Global Village

Technology changes society. The ways we send and receive information fundamentally alters our interactions.

Marshall McLuhan chronicled the creation of tools that shaped communication and society. Our shift from the tribal epoch to the written epoch occurred with the invention of written alphabets that could transcribe oral histories. The shift from the literate epoch to the print epoch happened when the printing press made possible the rapid dissemination of ideas in texts. The later electronic epoch was born with the invention of the telegraph, which allowed messages to travel through a wire.

Each tool has emerged with it’s fair share of criticism. Books spread knowledge, but will empower people to revolt. Telephones are convenient, but they’re too impersonal to use regularly. Televisions are fun, but are a frivolous waste of time. Social media is cool, but it’s just a fad.

And, each tool raises a new opportunity to answer the fundamental questions about technology: how will people use it – for good or for ill.

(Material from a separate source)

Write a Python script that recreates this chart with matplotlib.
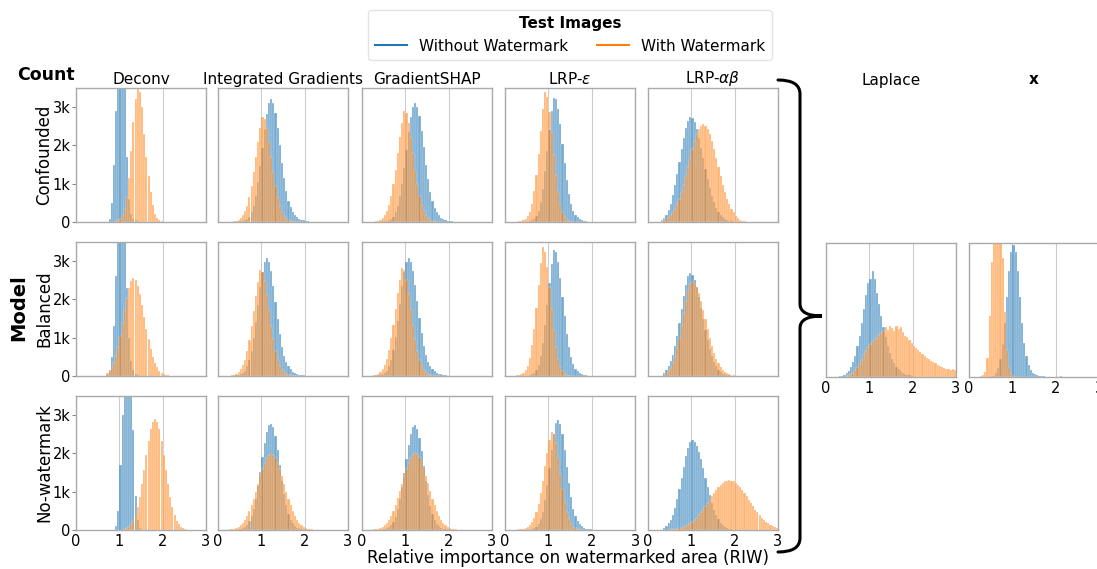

Marshall McLuhan suggested that the epoch to come might return us to a tribal configuration: one in which oral histories could be shared electronically. This full-circle return to storytelling, he suggested, would create a “global village.” But to what end? How would humanity be altered by a return to oral history, or an advance to a digital history? These questions remain to be answered.

Yet, the sounds and images of this global village abound in local stories told globally. We watched as an Iranian election was disputed by citizens on Twitter. We viewed mobile phone footage of a plane landing on the Hudson River. We listened as politicians of all persuasions spread messages through podcasts and internet ads. We witnessed a Canadian teenager use YouTube videos to create a pandemic of Bieber fever.

In all of these examples, what we see are real people telling their stories. These stories are absent of the news editors, publishing houses, and broadcast networks that served for generations as the gatekeepers for information.

Now that we all have a global platform for our stories, which stories will we tell?  How will we tell them? And whose stories will we choose to believe?

4 comments

  1. a very engaging blog entry! Please do more on the Twitter revolution in Iran – and how a sequined-gloved moon-walking American celebrity died “at just the wrong time” for the Twitter revolution!

    • Thanks Randy. MJ did indeed take over the Twittersphere in the midst of the Iranian election. It would be cool to study the effects of the two stories and their interaction.

  2. Love this post! First time I ever heard this concept was Thomas Friedman’s book “The World Is Flat.” If you haven’t read it, you should. It talks about how technology is “flattening” our world or “leveling the playing field” as people are now able to communicate without the tradition, hierarchical ways.

    I studied communications in school. Can’t remember, but think I read the Marshal McLuhan’s chronicled work in my History of Mass Comm course. Very interesting to see how far we’ve come. Even cooler to be part of where we’re going.

    Thanks for the great insights!

    Lara
    @VacancyDotCom

    • Thanks Lara!

      Thomas Friedman came at Queens two years ago and our students were able to meet him and hear him speak about “The World is Flat.” You’re right that he is influenced by Marshall McLuhan. Both would likely agree with you that technology “levels the playing field.” Thanks for sharing your thoughts.